The company's first quarter 2006 segment operating margin increased to $644 million from $638 million in first quarter of 2005. First quarter 2006 segment operating margin reflects higher operating margin in Information & Services, Electronics and Aerospace, partially offset by lower operating margin in Ships.
For 2006, the company continues to expect sales of approximately $31 billion, earnings per share from continuing operations of $4.25 to $4.40 and cash from operations of $2.3 billion to $2.6 billion.
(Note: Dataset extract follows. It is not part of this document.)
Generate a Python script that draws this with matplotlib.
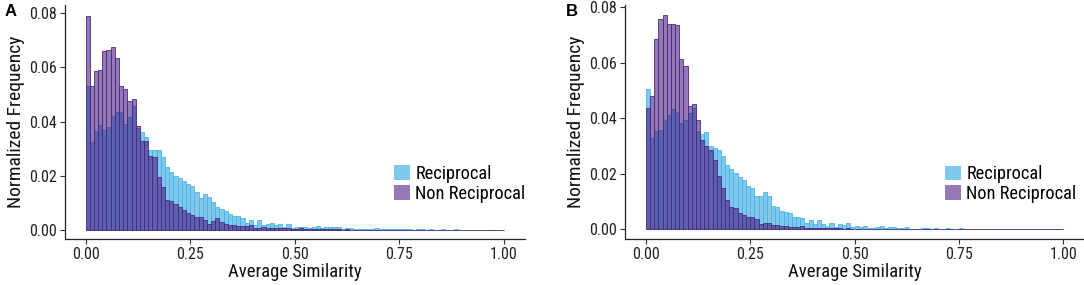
import numpy as np
import matplotlib
matplotlib.use("Agg")
import matplotlib.pyplot as plt
from matplotlib import font_manager
from matplotlib.patches import Patch
from matplotlib.colors import to_rgba

avail = {f.name for f in font_manager.fontManager.ttflist}
fam = [f for f in ['Liberation Sans Narrow', 'Roboto Condensed', 'Open Sans Condensed', 'Liberation Sans'] if f in avail] + ['DejaVu Sans']
plt.rcParams['font.family'] = fam

bin_width = 0.01
bin_left = np.round(np.arange(100) * bin_width, 2)

recip_A = [
    0.0533, 0.0323, 0.0364, 0.0389, 0.0369, 0.0379, 0.0422, 0.0437, 0.0434, 0.0391,
    0.0416, 0.0456, 0.0378, 0.0360, 0.0342, 0.0295, 0.0295, 0.0295, 0.0270, 0.0233,
    0.0215, 0.0200, 0.0192, 0.0180, 0.0170, 0.0163, 0.0138, 0.0117, 0.0134, 0.0122,
    0.0101, 0.0085, 0.0077, 0.0069, 0.0059, 0.0050, 0.0052, 0.0045, 0.0024, 0.0035,
    0.0019, 0.0035, 0.0016, 0.0020, 0.0024, 0.0016, 0.0020, 0.0012, 0.0022, 0.0005,
    0.0012, 0.0011, 0.0010, 0.0008, 0.0010, 0.0015, 0.0008, 0.0010, 0.0010, 0.0011,
    0.0011, 0.0004, 0.0006, 0.0008, 0.0004, 0.0003, 0.0003, 0.0002, 0.0004, 0.0006,
    0.0003, 0.0002, 0.0002, 0.0003, 0.0002, 0.0004, 0.0003, 0.0002, 0.0001, 0.0002,
    0.0002, 0.0001, 0.0002, 0.0001, 0.0001, 0.0002, 0.0001, 0.0001, 0.0002, 0.0001,
    0.0001, 0.0001, 0.0001, 0.0000, 0.0001, 0.0001, 0.0000, 0.0001, 0.0000, 0.0001,
]
nonrecip_A = [
    0.0790, 0.0533, 0.0586, 0.0589, 0.0660, 0.0665, 0.0675, 0.0636, 0.0533, 0.0520,
    0.0475, 0.0482, 0.0385, 0.0330, 0.0330, 0.0274, 0.0268, 0.0196, 0.0157, 0.0110,
    0.0107, 0.0095, 0.0086, 0.0072, 0.0062, 0.0056, 0.0048, 0.0048, 0.0036, 0.0022,
    0.0031, 0.0043, 0.0027, 0.0021, 0.0019, 0.0019, 0.0015, 0.0015, 0.0015, 0.0019,
    0.0008, 0.0007, 0.0009, 0.0008, 0.0008, 0.0006, 0.0007, 0.0005, 0.0006, 0.0004,
    0.0004, 0.0005, 0.0003, 0.0004, 0.0003, 0.0003, 0.0002, 0.0003, 0.0002, 0.0002,
    0.0002, 0.0001, 0.0002, 0.0001, 0.0001, 0.0001, 0.0001, 0.0001, 0.0000, 0.0001,
    0.0001, 0.0000, 0.0001, 0.0001, 0.0000, 0.0001, 0.0000, 0.0001, 0.0000, 0.0001,
    0.0000, 0.0001, 0.0000, 0.0000, 0.0001, 0.0000, 0.0000, 0.0001, 0.0000, 0.0000,
    0.0001, 0.0000, 0.0000, 0.0000, 0.0001, 0.0000, 0.0000, 0.0000, 0.0000, 0.0001,
]
recip_B = [
    0.0504, 0.0329, 0.0353, 0.0357, 0.0393, 0.0413, 0.0434, 0.0422, 0.0383, 0.0393,
    0.0419, 0.0437, 0.0353, 0.0345, 0.0350, 0.0300, 0.0293, 0.0284, 0.0265, 0.0231,
    0.0217, 0.0202, 0.0190, 0.0176, 0.0156, 0.0148, 0.0120, 0.0120, 0.0133, 0.0120,
    0.0084, 0.0080, 0.0067, 0.0064, 0.0058, 0.0046, 0.0046, 0.0040, 0.0022, 0.0034,
    0.0019, 0.0034, 0.0019, 0.0012, 0.0022, 0.0010, 0.0019, 0.0017, 0.0024, 0.0010,
    0.0012, 0.0010, 0.0013, 0.0004, 0.0004, 0.0010, 0.0012, 0.0004, 0.0010, 0.0010,
    0.0006, 0.0006, 0.0007, 0.0002, 0.0002, 0.0002, 0.0003, 0.0004, 0.0001, 0.0006,
    0.0002, 0.0002, 0.0003, 0.0001, 0.0002, 0.0004, 0.0002, 0.0001, 0.0002, 0.0001,
    0.0001, 0.0001, 0.0002, 0.0001, 0.0001, 0.0001, 0.0000, 0.0001, 0.0001, 0.0000,
    0.0001, 0.0000, 0.0001, 0.0000, 0.0000, 0.0001, 0.0000, 0.0000, 0.0001, 0.0000,
]
nonrecip_B = [
    0.0437, 0.0482, 0.0687, 0.0757, 0.0771, 0.0739, 0.0739, 0.0735, 0.0614, 0.0590,
    0.0446, 0.0453, 0.0395, 0.0322, 0.0301, 0.0287, 0.0248, 0.0193, 0.0150, 0.0106,
    0.0080, 0.0076, 0.0057, 0.0052, 0.0043, 0.0043, 0.0036, 0.0019, 0.0022, 0.0022,
    0.0016, 0.0016, 0.0012, 0.0012, 0.0010, 0.0010, 0.0010, 0.0012, 0.0004, 0.0005,
    0.0004, 0.0004, 0.0005, 0.0003, 0.0004, 0.0003, 0.0003, 0.0002, 0.0003, 0.0002,
    0.0002, 0.0002, 0.0001, 0.0002, 0.0001, 0.0001, 0.0001, 0.0001, 0.0000, 0.0001,
    0.0001, 0.0000, 0.0001, 0.0000, 0.0001, 0.0000, 0.0000, 0.0001, 0.0000, 0.0000,
    0.0001, 0.0000, 0.0000, 0.0000, 0.0001, 0.0000, 0.0000, 0.0000, 0.0000, 0.0000,
    0.0000, 0.0000, 0.0001, 0.0000, 0.0000, 0.0000, 0.0000, 0.0000, 0.0000, 0.0000,
    0.0000, 0.0000, 0.0000, 0.0000, 0.0000, 0.0000, 0.0000, 0.0000, 0.0000, 0.0000,
]

series_labels = ["Reciprocal", "Non Reciprocal"]
x_ticks = [0.00, 0.25, 0.50, 0.75, 1.00]
y_ticks = [0.00, 0.02, 0.04, 0.06, 0.08]
x_label = "Average Similarity"
y_label = "Normalized Frequency"
panel_letters = ["A", "B"]

blue_fill = to_rgba('#0096DB', 0.5)
blue_edge = '#4FB3E6'
purple_fill = to_rgba('#3C0C7C', 0.55)
purple_edge = '#4E2A82'

W, H = 1084, 285
fig = plt.figure(figsize=(W / 100, H / 100), dpi=100)

panels = [
    dict(rect=[64.6 / W, 46 / H, 460.4 / W, 234 / H], ylim=(-0.0034, 0.0831),
         recip=recip_A, nonrecip=nonrecip_A, leg=(0.716, 0.235), letter_x=5 / W),
    dict(rect=[625 / W, 45.7 / H, 459 / W, 234.8 / H], ylim=(-0.0036, 0.0810),
         recip=recip_B, nonrecip=nonrecip_B, leg=(0.698, 0.235), letter_x=566 / W),
]

for p, letter in zip(panels, panel_letters):
    ax = fig.add_axes(p['rect'])
    ax.bar(bin_left, p['recip'], width=bin_width, align='edge',
           facecolor=blue_fill, edgecolor=blue_edge, linewidth=0.6, label=series_labels[0])
    ax.bar(bin_left, p['nonrecip'], width=bin_width, align='edge',
           facecolor=purple_fill, edgecolor=purple_edge, linewidth=0.6, label=series_labels[1])
    ax.set_xlim(-0.05, 1.05)
    ax.set_ylim(*p['ylim'])
    ax.set_xticks(x_ticks)
    ax.set_xticklabels([f"{v:.2f}" for v in x_ticks])
    ax.set_yticks(y_ticks)
    ax.set_yticklabels([f"{v:.2f}" for v in y_ticks])
    for s in ['top', 'right']:
        ax.spines[s].set_visible(False)
    for s in ['left', 'bottom']:
        ax.spines[s].set_color('#222222')
        ax.spines[s].set_linewidth(0.9)
    ax.tick_params(axis='both', length=3.5, width=0.8, color='#333333',
                   labelsize=11.5, labelcolor='#222222', pad=2)
    ax.set_xlabel(x_label, fontsize=13.5, labelpad=1, color='#111111')
    ax.set_ylabel(y_label, fontsize=14, labelpad=3, color='#111111')
    handles = [Patch(facecolor=blue_fill, edgecolor='none'),
               Patch(facecolor=purple_fill, edgecolor='none')]
    ax.legend(handles, series_labels, loc='center left', bbox_to_anchor=p['leg'],
              frameon=False, fontsize=13.2, handlelength=0.85, handleheight=0.85,
              handletextpad=0.3, labelspacing=0.1, borderpad=0, borderaxespad=0)
    fig.text(p['letter_x'], 1 - 12 / H, letter, fontsize=12, fontweight='bold',
             va='center', ha='left', family=['Liberation Sans', 'DejaVu Sans'])

fig.savefig('out.png', dpi=100)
Northrop said first quarter 2006 Aerospace sales increased 7 percent from the first quarter of 2005 reflecting a 12 percent increase in Integrated Systems sales and slightly lower sales in Space Technology. Higher volume on the F/A-18, F-35, E-2C Advanced Hawkeye, and E-2 Post Multi-Year Procurement programs contributed to the increase in Integrated Systems revenue. Space Technology sales decreased 1 percent due to lower sales in Missile & Space Defense, Civil Space and Software Defined Radios programs, which were partially offset by higher sales in Satellite Communications programs.
Aerospace first quarter 2006 operating margin increased 5 percent from the first quarter of 2005 due to higher volume at Integrated Systems and improved performance at Space Technology.